In the post Most Human Human I suggested that you could program a computer randomly and actually make the computer do something you didn't explicitly program it to do. I propose here an example of how this could be done.

First I will introduce you to the game of Nim. Nim is an impartial two player game in which you alternate taking matches from one or several piles of matches. The goal of this version of the game is to be the player not taking the last match from the board. In this example I will use the simplest version where you only have one pile of 21 matches and you are forced to take one, two or three matches when it is you turn.

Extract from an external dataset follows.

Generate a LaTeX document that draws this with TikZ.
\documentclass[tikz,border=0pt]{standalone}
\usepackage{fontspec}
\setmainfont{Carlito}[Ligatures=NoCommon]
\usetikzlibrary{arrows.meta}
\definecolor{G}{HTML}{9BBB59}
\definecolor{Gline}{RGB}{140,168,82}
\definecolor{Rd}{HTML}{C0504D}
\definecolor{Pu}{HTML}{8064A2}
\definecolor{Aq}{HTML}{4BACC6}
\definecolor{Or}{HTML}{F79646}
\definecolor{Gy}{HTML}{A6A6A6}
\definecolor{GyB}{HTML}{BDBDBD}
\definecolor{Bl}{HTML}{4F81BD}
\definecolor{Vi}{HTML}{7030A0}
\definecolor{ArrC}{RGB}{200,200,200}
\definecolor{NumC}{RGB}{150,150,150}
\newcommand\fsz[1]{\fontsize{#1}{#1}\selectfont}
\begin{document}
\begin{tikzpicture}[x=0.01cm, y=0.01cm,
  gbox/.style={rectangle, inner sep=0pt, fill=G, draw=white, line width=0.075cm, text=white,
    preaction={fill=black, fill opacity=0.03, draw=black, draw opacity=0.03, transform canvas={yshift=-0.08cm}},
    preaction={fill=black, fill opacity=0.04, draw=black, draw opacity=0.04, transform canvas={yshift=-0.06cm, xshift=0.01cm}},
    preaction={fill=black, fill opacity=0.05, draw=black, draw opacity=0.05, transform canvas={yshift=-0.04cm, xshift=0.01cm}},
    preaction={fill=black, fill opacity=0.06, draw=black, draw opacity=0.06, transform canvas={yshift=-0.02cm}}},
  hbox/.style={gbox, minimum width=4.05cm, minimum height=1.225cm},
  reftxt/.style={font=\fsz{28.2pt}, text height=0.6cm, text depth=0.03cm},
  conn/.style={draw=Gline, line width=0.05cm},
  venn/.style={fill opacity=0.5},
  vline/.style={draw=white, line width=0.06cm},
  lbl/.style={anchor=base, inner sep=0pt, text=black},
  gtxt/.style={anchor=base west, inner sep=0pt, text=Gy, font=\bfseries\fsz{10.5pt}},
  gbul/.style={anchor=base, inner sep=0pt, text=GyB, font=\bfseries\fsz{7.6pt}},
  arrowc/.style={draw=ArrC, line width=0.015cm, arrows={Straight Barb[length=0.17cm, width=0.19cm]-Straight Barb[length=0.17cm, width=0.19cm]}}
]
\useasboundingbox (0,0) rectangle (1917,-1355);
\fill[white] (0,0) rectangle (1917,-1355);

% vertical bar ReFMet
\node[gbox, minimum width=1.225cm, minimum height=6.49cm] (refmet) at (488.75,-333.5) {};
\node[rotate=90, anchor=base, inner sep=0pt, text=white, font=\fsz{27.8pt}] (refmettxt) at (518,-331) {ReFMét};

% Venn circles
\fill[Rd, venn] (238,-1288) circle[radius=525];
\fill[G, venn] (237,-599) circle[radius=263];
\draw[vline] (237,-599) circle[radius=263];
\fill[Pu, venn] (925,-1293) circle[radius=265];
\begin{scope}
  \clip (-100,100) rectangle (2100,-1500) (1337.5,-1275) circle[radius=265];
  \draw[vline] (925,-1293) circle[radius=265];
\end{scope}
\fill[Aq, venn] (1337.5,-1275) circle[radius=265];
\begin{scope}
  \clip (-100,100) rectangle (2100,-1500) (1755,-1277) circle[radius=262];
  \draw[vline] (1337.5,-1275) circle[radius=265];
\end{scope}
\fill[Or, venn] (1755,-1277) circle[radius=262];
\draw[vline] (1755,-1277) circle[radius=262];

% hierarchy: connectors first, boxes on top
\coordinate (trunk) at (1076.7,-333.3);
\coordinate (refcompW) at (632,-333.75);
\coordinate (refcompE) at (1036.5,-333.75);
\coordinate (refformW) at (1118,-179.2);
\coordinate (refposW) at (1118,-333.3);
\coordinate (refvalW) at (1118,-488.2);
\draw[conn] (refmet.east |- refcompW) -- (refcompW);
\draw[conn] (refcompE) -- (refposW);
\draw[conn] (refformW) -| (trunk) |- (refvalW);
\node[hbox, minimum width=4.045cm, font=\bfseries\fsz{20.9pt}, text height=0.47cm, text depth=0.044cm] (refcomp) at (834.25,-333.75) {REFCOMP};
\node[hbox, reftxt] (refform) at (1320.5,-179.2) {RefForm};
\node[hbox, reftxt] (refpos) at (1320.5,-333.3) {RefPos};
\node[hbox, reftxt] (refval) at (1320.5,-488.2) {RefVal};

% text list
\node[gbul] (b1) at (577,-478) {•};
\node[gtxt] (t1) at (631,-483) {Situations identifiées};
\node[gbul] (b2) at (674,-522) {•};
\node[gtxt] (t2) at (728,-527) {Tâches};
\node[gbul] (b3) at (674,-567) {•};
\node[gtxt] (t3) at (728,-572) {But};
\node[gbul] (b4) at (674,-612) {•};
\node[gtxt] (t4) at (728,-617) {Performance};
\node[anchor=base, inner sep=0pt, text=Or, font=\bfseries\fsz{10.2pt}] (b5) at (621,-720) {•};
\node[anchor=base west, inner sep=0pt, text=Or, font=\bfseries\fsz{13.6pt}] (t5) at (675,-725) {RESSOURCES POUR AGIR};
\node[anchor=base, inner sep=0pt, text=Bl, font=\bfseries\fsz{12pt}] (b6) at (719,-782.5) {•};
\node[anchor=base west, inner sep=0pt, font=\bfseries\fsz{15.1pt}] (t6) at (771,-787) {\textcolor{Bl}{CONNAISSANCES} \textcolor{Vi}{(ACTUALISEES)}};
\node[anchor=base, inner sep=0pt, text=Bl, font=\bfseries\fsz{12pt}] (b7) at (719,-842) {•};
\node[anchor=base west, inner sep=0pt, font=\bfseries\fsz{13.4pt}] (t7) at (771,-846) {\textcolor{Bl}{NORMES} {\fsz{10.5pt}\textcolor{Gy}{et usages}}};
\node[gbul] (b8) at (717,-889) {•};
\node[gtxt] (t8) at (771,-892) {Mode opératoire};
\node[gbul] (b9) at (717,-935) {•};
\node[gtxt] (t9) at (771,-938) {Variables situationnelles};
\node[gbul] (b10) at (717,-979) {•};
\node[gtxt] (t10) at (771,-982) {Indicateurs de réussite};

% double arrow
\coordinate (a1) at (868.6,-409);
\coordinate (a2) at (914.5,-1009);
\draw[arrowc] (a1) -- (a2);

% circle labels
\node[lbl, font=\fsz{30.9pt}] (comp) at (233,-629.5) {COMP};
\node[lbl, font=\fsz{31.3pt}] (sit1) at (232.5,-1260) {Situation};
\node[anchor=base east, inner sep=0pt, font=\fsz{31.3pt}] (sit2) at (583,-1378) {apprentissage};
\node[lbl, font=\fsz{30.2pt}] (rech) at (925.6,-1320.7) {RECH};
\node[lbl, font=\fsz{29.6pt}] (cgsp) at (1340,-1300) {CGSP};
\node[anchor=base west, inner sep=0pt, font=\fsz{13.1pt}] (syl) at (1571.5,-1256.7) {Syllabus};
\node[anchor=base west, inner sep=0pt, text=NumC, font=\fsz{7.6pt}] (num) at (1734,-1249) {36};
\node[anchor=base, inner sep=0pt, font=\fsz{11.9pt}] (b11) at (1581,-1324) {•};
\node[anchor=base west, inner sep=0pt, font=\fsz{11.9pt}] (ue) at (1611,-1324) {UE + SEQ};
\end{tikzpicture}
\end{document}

How should we design a scheme that a Nim player can follow which is appropriate for random programming? Every position in this version of Nim can be expressed by a number 1,2,3,...,21. Some of these positions will be loosing and some will be winning. So lets use a scheme where every number is assigned a 1 if it is loosing and 0 if it is a winning position for the player to move. A program could look like the sequence below where the value of a pile with 1 stick is represented by the number to the left, and the value of a pile with 21 sticks is the right most number.

010010010101001100100

A player could use this scheme to know which move to make in every position. The example above tells the player that the initial position of 21 sticks is a winning position as the last number in the sequence is a zero. How does he know how many sticks to take when it is his move. He looks at the scheme and sees that the three following positions are numbered 010. This means that if he takes two sticks he will give the opponent a position with value 1 which he would think was a loosing position. If he have multiple options he chooses randomly between those. Note that this representation is not always consistent, but let evolution take care of that.

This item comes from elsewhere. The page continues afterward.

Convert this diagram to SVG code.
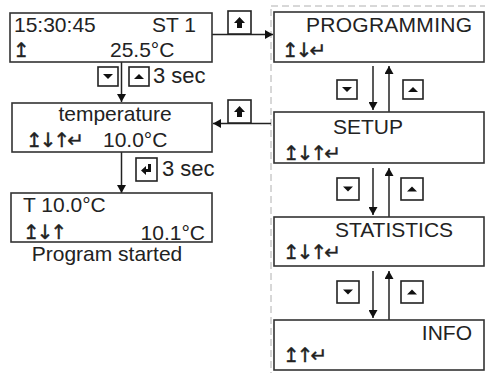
<svg xmlns="http://www.w3.org/2000/svg" width="485" height="373" viewBox="0 0 485 373">
<style>
.box{fill:#fff;stroke:#333;stroke-width:1.6}
.t{font-family:"Liberation Sans",Arial,sans-serif;font-size:21px;fill:#222}
.s{font-size:22px}
.ic{font-family:"DejaVu Sans",sans-serif;font-size:20px;fill:#222;stroke:#222;stroke-width:0.4;letter-spacing:-3px}
.ln{stroke:#222;stroke-width:1.5;fill:none}
.btn{fill:#fff;stroke:#222;stroke-width:1.6}
.dash{fill:none;stroke:#b0b0b0;stroke-width:1;stroke-dasharray:7 4}
</style>
<defs>
<marker id="ah" markerWidth="8" markerHeight="9" refX="8" refY="4.5" orient="auto" markerUnits="userSpaceOnUse">
<path d="M0,0 L8,4.5 L0,9 Z" fill="#111"/>
</marker>
<g id="bdown"><rect class="btn" x="0" y="0" width="20" height="19"/><path d="M5,7 L15,7 L10,12 Z" fill="#111"/></g>
<g id="bup"><rect class="btn" x="0" y="0" width="20" height="19"/><path d="M5,12 L15,12 L10,7 Z" fill="#111"/></g>
<g id="bdown2"><rect class="btn" x="0" y="0" width="22" height="22"/><path d="M6,8.5 L16,8.5 L11,13.5 Z" fill="#111"/></g>
<g id="bup2"><rect class="btn" x="0" y="0" width="22" height="22"/><path d="M6,13.5 L16,13.5 L11,8.5 Z" fill="#111"/></g>
<g id="bhome"><rect class="btn" x="0" y="0" width="23" height="23"/><path d="M11.5,6 L17,12 L14,12 L14,17 L9,17 L9,12 L6,12 Z" fill="#111"/></g>
<g id="benter"><rect class="btn" x="0" y="0" width="21" height="23"/><path d="M15,6 L15,14 L10,14 L10,17 L5,12.5 L10,8 L10,11 L12,11 L12,6 Z" fill="#111"/></g>
</defs>

<rect class="dash" x="271" y="6" width="230" height="380"/>

<g id="connectors">
<line class="ln" x1="121.5" y1="62" x2="121.5" y2="102" marker-end="url(#ah)"/>
<line class="ln" x1="121.5" y1="152" x2="121.5" y2="193" marker-end="url(#ah)"/>
<line class="ln" x1="212" y1="34.5" x2="273" y2="34.5" marker-end="url(#ah)"/>
<line class="ln" x1="271" y1="123.5" x2="213" y2="123.5" marker-end="url(#ah)"/>
<line class="ln" x1="373" y1="66" x2="373" y2="110" marker-end="url(#ah)"/>
<line class="ln" x1="389" y1="112" x2="389" y2="66" marker-end="url(#ah)"/>
<line class="ln" x1="373" y1="168" x2="373" y2="215" marker-end="url(#ah)"/>
<line class="ln" x1="389" y1="217" x2="389" y2="168" marker-end="url(#ah)"/>
<line class="ln" x1="373" y1="271" x2="373" y2="318" marker-end="url(#ah)"/>
<line class="ln" x1="389" y1="320" x2="389" y2="271" marker-end="url(#ah)"/>
<use href="#bdown" x="98" y="67"/>
<use href="#bup" x="129" y="67"/>
<text class="t s" x="153" y="83">3 sec</text>
<use href="#bhome" x="228" y="11"/>
<use href="#bhome" x="228" y="100"/>
<use href="#benter" x="136" y="158"/>
<text class="t s" x="162" y="176">3 sec</text>
<use href="#bdown" x="337" y="80"/>
<use href="#bup" x="403" y="80"/>
<use href="#bdown2" x="337" y="178"/>
<use href="#bup2" x="401" y="178"/>
<use href="#bdown2" x="337" y="281"/>
<use href="#bup2" x="401" y="281"/>
</g>

<g id="main">
<rect class="box" x="10" y="13" width="202" height="49"/>
<text class="t" x="14" y="32">15:30:45</text>
<text class="t" x="196" y="32" text-anchor="end">ST 1</text>
<text class="ic" x="13" y="57">↥</text>
<text class="t" x="110" y="57">25.5°C</text>
</g>

<g id="temperature">
<rect class="box" x="12" y="103" width="200" height="49"/>
<text class="t" x="115" y="121" text-anchor="middle">temperature</text>
<text class="ic" x="26" y="147">↥↓↑↵</text>
<text class="t" x="103" y="147">10.0°C</text>
</g>

<g id="program">
<rect class="box" x="11" y="193" width="201" height="49"/>
<text class="t" x="23" y="212">T 10.0°C</text>
<text class="ic" x="23" y="239">↥↓↑</text>
<text class="t" x="205" y="240" text-anchor="end">10.1°C</text>
<text class="t" x="107" y="261" text-anchor="middle">Program started</text>
</g>

<g id="programming">
<rect class="box" x="274" y="12" width="210" height="50"/>
<text class="t" x="389" y="32" text-anchor="middle" textLength="166">PROGRAMMING</text>
<text class="ic" x="282" y="57">↥↓↵</text>
</g>

<g id="setup">
<rect class="box" x="274" y="112" width="210" height="51"/>
<text class="t" x="368" y="134" text-anchor="middle">SETUP</text>
<text class="ic" x="283" y="160">↥↓↑↵</text>
</g>

<g id="statistics">
<rect class="box" x="274" y="217" width="210" height="49"/>
<text class="t" x="394" y="237" text-anchor="middle">STATISTICS</text>
<text class="ic" x="283" y="259">↥↓↑↵</text>
</g>

<g id="info">
<rect class="box" x="274" y="320" width="210" height="50"/>
<text class="t" x="472" y="340" text-anchor="end">INFO</text>
<text class="ic" x="283" y="362">↥↑↵</text>
</g>
</svg>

Now lets create an initial random population of creatures who's genome are the same as the scheme above. Cross breeding two creatures would be done by choosing a random position in the genome and swap the genes just like nature does it. Below '-' marks the crossoverpoint.

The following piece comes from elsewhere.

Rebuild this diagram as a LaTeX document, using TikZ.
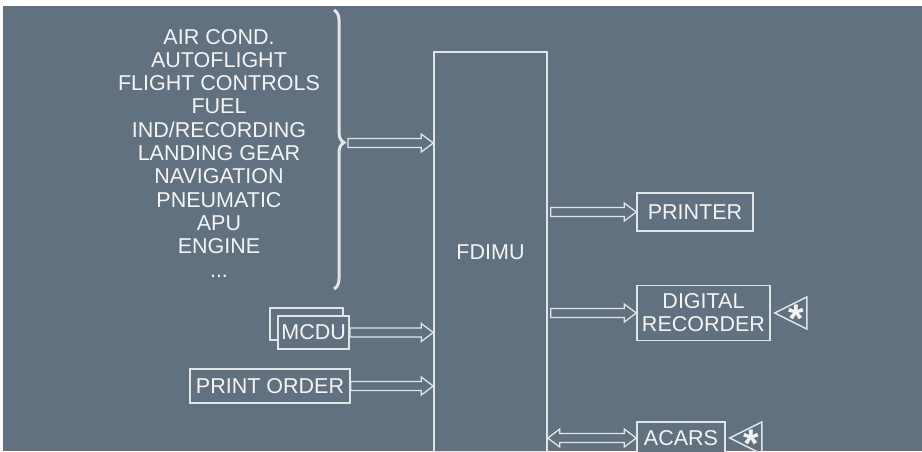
\documentclass[tikz,border=0pt]{standalone}
\usepackage{fontspec}
\setmainfont{Liberation Sans}
\usetikzlibrary{positioning, calc, decorations.pathreplacing}
\definecolor{panel}{RGB}{98,113,127}
\definecolor{wire}{RGB}{226,229,232}
\definecolor{ink}{RGB}{244,244,244}

\tikzset{
  blk/.style={draw=wire, line width=1.5pt, fill=panel, text=ink, inner sep=0pt,
    font=\fontsize{21.5}{23}\selectfont, align=center},
  fat/.style={draw=wire, line width=1.3pt, line join=miter, to path={
    let \p1=(\tikztostart), \p2=(\tikztotarget) in
    (\x1,\y1+4.5pt) -- (\x2-12pt,\y1+4.5pt) -- (\x2-12pt,\y1+9pt) -- (\x2,\y1)
    -- (\x2-12pt,\y1-9pt) -- (\x2-12pt,\y1-4.5pt) -- (\x1,\y1-4.5pt) -- cycle}},
  fatboth/.style={draw=wire, line width=1.3pt, line join=miter, to path={
    let \p1=(\tikztostart), \p2=(\tikztotarget) in
    (\x1,\y1) -- (\x1+12pt,\y1+9pt) -- (\x1+12pt,\y1+4.5pt) -- (\x2-12pt,\y1+4.5pt)
    -- (\x2-12pt,\y1+9pt) -- (\x2,\y1) -- (\x2-12pt,\y1-9pt) -- (\x2-12pt,\y1-4.5pt)
    -- (\x1+12pt,\y1-4.5pt) -- (\x1+12pt,\y1-9pt) -- cycle}},
  flag/.style={draw=wire, line width=1.5pt, line join=miter},
  flagtxt/.style={text=ink, inner sep=0pt, font=\fontsize{40}{40}\bfseries\selectfont},
}
\newcommand{\flagstar}{\raisebox{-0.26em}[0.456em][0pt]{*}}

\begin{document}
\begin{tikzpicture}[x=1pt, y=-1pt]
  \useasboundingbox (0,0) rectangle (922,451);
  \fill[panel] (3,6) rectangle (922,451);

  % aircraft systems feeding the unit
  \node[text=ink, font=\fontsize{21.5}{23.3}\selectfont, align=center] (systems)
    at (219,153) {AIR COND.\\AUTOFLIGHT\\FLIGHT CONTROLS\\FUEL\\IND/RECORDING\\
    LANDING GEAR\\NAVIGATION\\PNEUMATIC\\APU\\ENGINE\\...};
  \draw[wire, line width=3pt, decorate, decoration={brace, amplitude=10pt, aspect=0.475}]
    (334,10) -- (334,289);
  \coordinate (tip) at (348,143);

  \node[blk, minimum width=113, minimum height=400] (fdimu) at (490.5,252) {FDIMU};

  % inputs
  \node[blk, minimum width=73, minimum height=32] (mcduback) at (306.5,324) {};
  \node[blk, minimum width=71, minimum height=33] (mcdu) at (313.7,332.5) {MCDU};
  \node[blk, minimum width=160, minimum height=34] (porder) at (270,386) {PRINT ORDER};

  % outputs
  \node[blk, minimum width=116, minimum height=38] (printer) at (695,212) {PRINTER};
  \node[blk, minimum width=133, minimum height=55, below=53pt of printer.south west,
    anchor=north west] (dr) {DIGITAL\\RECORDER};
  \node[blk, minimum width=88, minimum height=32, below=80pt of dr.south west,
    anchor=north west] (acars) {ACARS};

  \draw[fat] (tip) to (fdimu.west |- tip);
  \draw[fat] (mcdu.east) to (fdimu.west |- mcdu.east);
  \draw[fat] (porder.east) to (fdimu.west |- porder.east);
  \draw[fat] ([xshift=3pt]fdimu.east |- printer.west) to (printer.west);
  \draw[fat] ([xshift=3pt]fdimu.east |- dr.west) to (dr.west);
  \draw[fatboth] (fdimu.east |- acars.west) to (acars.west);

  % flags
  \draw[flag] ([xshift=4pt]dr.east) -- ++(32,-16) -- ++(0,32) -- cycle;
  \node[flagtxt] (drflag) at ([xshift=26pt]dr.east) {\flagstar};
  \draw[flag] ([xshift=4pt]acars.east) -- ++(32,-16) -- ++(0,32) -- cycle;
  \node[flagtxt] (acarsflag) at ([xshift=26pt]acars.east) {\flagstar};
\end{tikzpicture}
\end{document}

P1: 10011001 - 1010100101001
P2: 01001001 - 0101001100100

gives two possible child creatures.

C1: 10011001 - 0101001100100
C2: 01001001 - 1010100101001

Sometimes we also will change a bit randomly, this is called a mutation and allows new traits to emerge in a stagnant population. When the initial population is in place we can start matching up creatures against each other playing Nim for their life, losers will be replaced by offspring generated from parents chosen randomly from the population. After a few generations we will see that almost all creatures will have the same gene in the left most position. The total gene pool can be described like this

1XXXXXXXXXXXXXXXXXXXX

where the 1 means that every creature now know that when there is only one stick left you have a loosing position, you are forced to take it and therefore loose. The creatures that had a failing gene here would succumb fast to the more sophisticated ones. After running the program for a few more generations you will see that consensus have emerged with regard to a few more genes, like this

1000XXXXXXXXXXXXXXXXX

Now evolution has arrived at the notion that when there are 2,3 or 4 sticks left these positions must be winning as a player faced with these values always have the possibility to leave the next player with the loosing position of one stick left. After running some more generations all the creatures will look the same(except for a few random mutated ones that always will be a minority). The final dominant genome will look like this.

100010001000100010001

So, the computer have randomly, guided by evolution, arrived at a strategy to play a perfect game of Nim. The interesting thing here is that the programmer of the genetic algorithm may very well be unaware of this optimal strategy beforehand. This is different than the algorithms used in chess programs which are designed to search deep, evaluating the board from preset patterns designed by humans. If on the other hand the evaluation function was designed by an evolving population of competing chess programs we maybe could arrive at a chess program who has better understanding of chess than any human.